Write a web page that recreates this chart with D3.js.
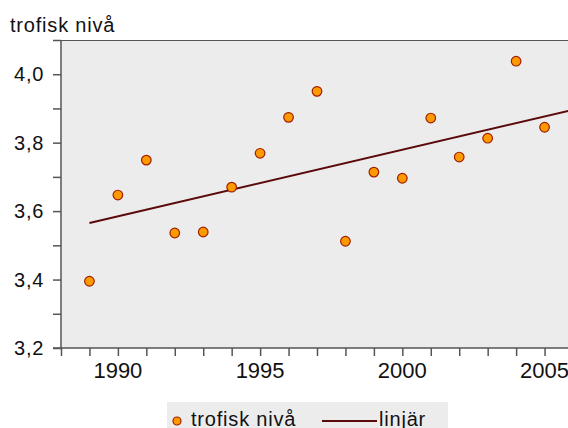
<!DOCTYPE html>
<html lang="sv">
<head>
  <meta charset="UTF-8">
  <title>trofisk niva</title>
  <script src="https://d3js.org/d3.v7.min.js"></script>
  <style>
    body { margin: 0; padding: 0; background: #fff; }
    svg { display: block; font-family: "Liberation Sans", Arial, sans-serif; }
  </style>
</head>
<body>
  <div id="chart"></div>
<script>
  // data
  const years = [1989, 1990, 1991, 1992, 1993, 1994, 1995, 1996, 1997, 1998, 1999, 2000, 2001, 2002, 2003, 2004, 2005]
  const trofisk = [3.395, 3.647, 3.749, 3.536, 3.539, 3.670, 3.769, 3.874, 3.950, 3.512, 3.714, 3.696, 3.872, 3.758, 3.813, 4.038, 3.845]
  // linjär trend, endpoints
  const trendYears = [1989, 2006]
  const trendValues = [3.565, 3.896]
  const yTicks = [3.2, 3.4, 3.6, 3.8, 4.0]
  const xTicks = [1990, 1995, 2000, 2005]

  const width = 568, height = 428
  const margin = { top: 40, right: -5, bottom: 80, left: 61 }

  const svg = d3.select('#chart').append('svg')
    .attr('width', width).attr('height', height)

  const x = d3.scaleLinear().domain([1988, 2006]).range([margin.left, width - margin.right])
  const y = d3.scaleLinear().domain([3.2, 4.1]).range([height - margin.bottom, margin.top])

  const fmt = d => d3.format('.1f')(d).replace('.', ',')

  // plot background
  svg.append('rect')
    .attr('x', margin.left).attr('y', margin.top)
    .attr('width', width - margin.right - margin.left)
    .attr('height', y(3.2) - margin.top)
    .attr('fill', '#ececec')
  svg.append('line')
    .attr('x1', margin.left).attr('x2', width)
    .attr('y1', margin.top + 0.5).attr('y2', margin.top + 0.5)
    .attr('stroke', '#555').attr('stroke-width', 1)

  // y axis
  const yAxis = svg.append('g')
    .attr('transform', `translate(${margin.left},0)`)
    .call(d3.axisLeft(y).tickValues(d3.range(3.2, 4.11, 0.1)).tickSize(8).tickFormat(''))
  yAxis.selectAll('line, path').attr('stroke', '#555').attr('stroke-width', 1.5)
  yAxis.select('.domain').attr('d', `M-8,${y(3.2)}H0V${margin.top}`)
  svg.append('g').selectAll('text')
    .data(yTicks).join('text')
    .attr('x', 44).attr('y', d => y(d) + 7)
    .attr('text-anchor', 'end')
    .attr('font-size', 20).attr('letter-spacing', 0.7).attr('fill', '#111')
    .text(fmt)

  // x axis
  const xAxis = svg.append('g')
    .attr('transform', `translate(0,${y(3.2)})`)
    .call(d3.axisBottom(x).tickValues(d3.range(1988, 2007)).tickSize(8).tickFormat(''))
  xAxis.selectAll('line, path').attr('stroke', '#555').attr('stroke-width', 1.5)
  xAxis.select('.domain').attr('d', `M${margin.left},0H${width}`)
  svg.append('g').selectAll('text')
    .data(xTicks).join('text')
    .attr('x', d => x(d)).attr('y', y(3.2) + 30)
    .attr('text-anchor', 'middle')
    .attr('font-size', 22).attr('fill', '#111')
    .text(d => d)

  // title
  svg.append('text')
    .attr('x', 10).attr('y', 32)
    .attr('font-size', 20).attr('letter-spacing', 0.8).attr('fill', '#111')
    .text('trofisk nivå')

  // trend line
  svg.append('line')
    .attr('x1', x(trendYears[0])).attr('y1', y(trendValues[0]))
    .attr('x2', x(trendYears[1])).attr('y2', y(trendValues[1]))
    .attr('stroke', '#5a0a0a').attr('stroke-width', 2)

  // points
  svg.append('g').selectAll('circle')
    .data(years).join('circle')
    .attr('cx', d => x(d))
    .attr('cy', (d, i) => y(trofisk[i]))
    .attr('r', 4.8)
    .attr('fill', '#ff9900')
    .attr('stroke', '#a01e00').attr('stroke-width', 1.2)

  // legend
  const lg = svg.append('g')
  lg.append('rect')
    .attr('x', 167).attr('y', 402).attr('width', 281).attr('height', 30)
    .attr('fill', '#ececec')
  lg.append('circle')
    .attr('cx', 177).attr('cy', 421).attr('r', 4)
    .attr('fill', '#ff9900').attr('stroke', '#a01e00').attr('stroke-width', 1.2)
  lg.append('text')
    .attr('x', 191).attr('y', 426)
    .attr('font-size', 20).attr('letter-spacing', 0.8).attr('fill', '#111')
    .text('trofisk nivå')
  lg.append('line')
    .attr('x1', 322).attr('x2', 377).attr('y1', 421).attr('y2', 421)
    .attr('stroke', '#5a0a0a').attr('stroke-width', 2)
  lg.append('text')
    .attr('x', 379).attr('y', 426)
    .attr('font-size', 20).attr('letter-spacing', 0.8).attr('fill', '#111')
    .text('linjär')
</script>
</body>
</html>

====

* Exercise instructions *
Repeat the listing above exactly from its first line to the line containing "const fmt = d", both included, and omit the pictures.

* The output *
Write a web page that recreates this chart with D3.js.
<!DOCTYPE html>
<html lang="sv">
<head>
  <meta charset="UTF-8">
  <title>trofisk niva</title>
  <script src="https://d3js.org/d3.v7.min.js"></script>
  <style>
    body { margin: 0; padding: 0; background: #fff; }
    svg { display: block; font-family: "Liberation Sans", Arial, sans-serif; }
  </style>
</head>
<body>
  <div id="chart"></div>
<script>
  // data
  const years = [1989, 1990, 1991, 1992, 1993, 1994, 1995, 1996, 1997, 1998, 1999, 2000, 2001, 2002, 2003, 2004, 2005]
  const trofisk = [3.395, 3.647, 3.749, 3.536, 3.539, 3.670, 3.769, 3.874, 3.950, 3.512, 3.714, 3.696, 3.872, 3.758, 3.813, 4.038, 3.845]
  // linjär trend, endpoints
  const trendYears = [1989, 2006]
  const trendValues = [3.565, 3.896]
  const yTicks = [3.2, 3.4, 3.6, 3.8, 4.0]
  const xTicks = [1990, 1995, 2000, 2005]

  const width = 568, height = 428
  const margin = { top: 40, right: -5, bottom: 80, left: 61 }

  const svg = d3.select('#chart').append('svg')
    .attr('width', width).attr('height', height)

  const x = d3.scaleLinear().domain([1988, 2006]).range([margin.left, width - margin.right])
  const y = d3.scaleLinear().domain([3.2, 4.1]).range([height - margin.bottom, margin.top])

  const fmt = d => d3.format('.1f')(d).replace('.', ',')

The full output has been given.